### [SET TASK]
Without the pictures, output the lines of the material from the very first through the one that holds "length=5, width=1.2, direction='out')".

— Start MATERIAL —

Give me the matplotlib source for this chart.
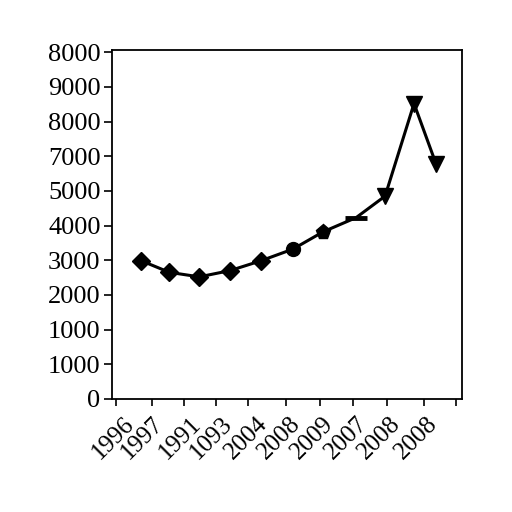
import matplotlib
matplotlib.use('Agg')
import matplotlib.pyplot as plt

# DATA (in axis units)
x_vals = [0.74, 1.58, 2.46, 3.36, 4.26, 5.21, 6.10, 7.07, 7.92, 8.77, 9.42]
y_vals = [3990, 3650, 3520, 3700, 3980, 4320, 4820, 5230, 5850, 8520, 6770]
markers = ['D', 'D', 'D', 'D', 'D', 'o', 'p', '_', 'v', 'v', 'v']

x_ticks = [0, 1.06, 2.01, 2.94, 3.90, 5.00, 6.01, 6.99, 7.97, 9.05, 10.0]
x_label_pos = [0.66, 1.54, 2.63, 3.57, 4.60, 5.57, 6.54, 7.54, 8.51, 9.60]
x_labels = ['1996', '1997', '1991', '1093', '2004', '2008', '2009', '2007', '2008', '2008']

y_ticks = list(range(0, 10001, 1000))
y_labels = ['0', '1000', '1000', '2000', '3000', '4000', '5000', '7000', '8000', '9000', '8000']

plt.rcParams['font.family'] = ['Liberation Serif', 'DejaVu Serif']

fig = plt.figure(figsize=(5.12, 5.12), dpi=100)
ax = fig.add_axes([0.218, 0.221, 0.685, 0.681])

# LINE + MARKERS
ax.plot(x_vals, y_vals, color='black', lw=2.2, zorder=2)
sizes = {'D': 9, 'o': 10, 'p': 11, '_': 16, 'v': 11}
for xv, yv, m in zip(x_vals, y_vals, markers):
    ax.plot(xv, yv, marker=m, color='black', markersize=sizes[m],
            markeredgewidth=3.5 if m == '_' else 1, zorder=3)

ax.set_xlim(-0.118, 10.19)
ax.set_ylim(0, 10060)

ax.set_xticks(x_ticks)
ax.set_xticklabels([])
ax.set_xticks(x_label_pos, minor=True)
ax.set_xticklabels(x_labels, minor=True, rotation=45, ha='right', fontsize=18)
ax.tick_params(axis='x', which='minor', length=0, pad=10)
ax.tick_params(axis='x', which='major', length=5, width=1.2, direction='out')

ax.set_yticks(y_ticks)
ax.set_yticklabels(y_labels, fontsize=19)
ax.tick_params(axis='y', length=6, width=1.2, direction='out', pad=2)

for s in ax.spines.values():
    s.set_linewidth(1.3)

plt.savefig('out.png', dpi=100)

— End MATERIAL —

### [TASK ANSWER]
Give me the matplotlib source for this chart.
import matplotlib
matplotlib.use('Agg')
import matplotlib.pyplot as plt

# DATA (in axis units)
x_vals = [0.74, 1.58, 2.46, 3.36, 4.26, 5.21, 6.10, 7.07, 7.92, 8.77, 9.42]
y_vals = [3990, 3650, 3520, 3700, 3980, 4320, 4820, 5230, 5850, 8520, 6770]
markers = ['D', 'D', 'D', 'D', 'D', 'o', 'p', '_', 'v', 'v', 'v']

x_ticks = [0, 1.06, 2.01, 2.94, 3.90, 5.00, 6.01, 6.99, 7.97, 9.05, 10.0]
x_label_pos = [0.66, 1.54, 2.63, 3.57, 4.60, 5.57, 6.54, 7.54, 8.51, 9.60]
x_labels = ['1996', '1997', '1991', '1093', '2004', '2008', '2009', '2007', '2008', '2008']

y_ticks = list(range(0, 10001, 1000))
y_labels = ['0', '1000', '1000', '2000', '3000', '4000', '5000', '7000', '8000', '9000', '8000']

plt.rcParams['font.family'] = ['Liberation Serif', 'DejaVu Serif']

fig = plt.figure(figsize=(5.12, 5.12), dpi=100)
ax = fig.add_axes([0.218, 0.221, 0.685, 0.681])

# LINE + MARKERS
ax.plot(x_vals, y_vals, color='black', lw=2.2, zorder=2)
sizes = {'D': 9, 'o': 10, 'p': 11, '_': 16, 'v': 11}
for xv, yv, m in zip(x_vals, y_vals, markers):
    ax.plot(xv, yv, marker=m, color='black', markersize=sizes[m],
            markeredgewidth=3.5 if m == '_' else 1, zorder=3)

ax.set_xlim(-0.118, 10.19)
ax.set_ylim(0, 10060)

ax.set_xticks(x_ticks)
ax.set_xticklabels([])
ax.set_xticks(x_label_pos, minor=True)
ax.set_xticklabels(x_labels, minor=True, rotation=45, ha='right', fontsize=18)
ax.tick_params(axis='x', which='minor', length=0, pad=10)
ax.tick_params(axis='x', which='major', length=5, width=1.2, direction='out')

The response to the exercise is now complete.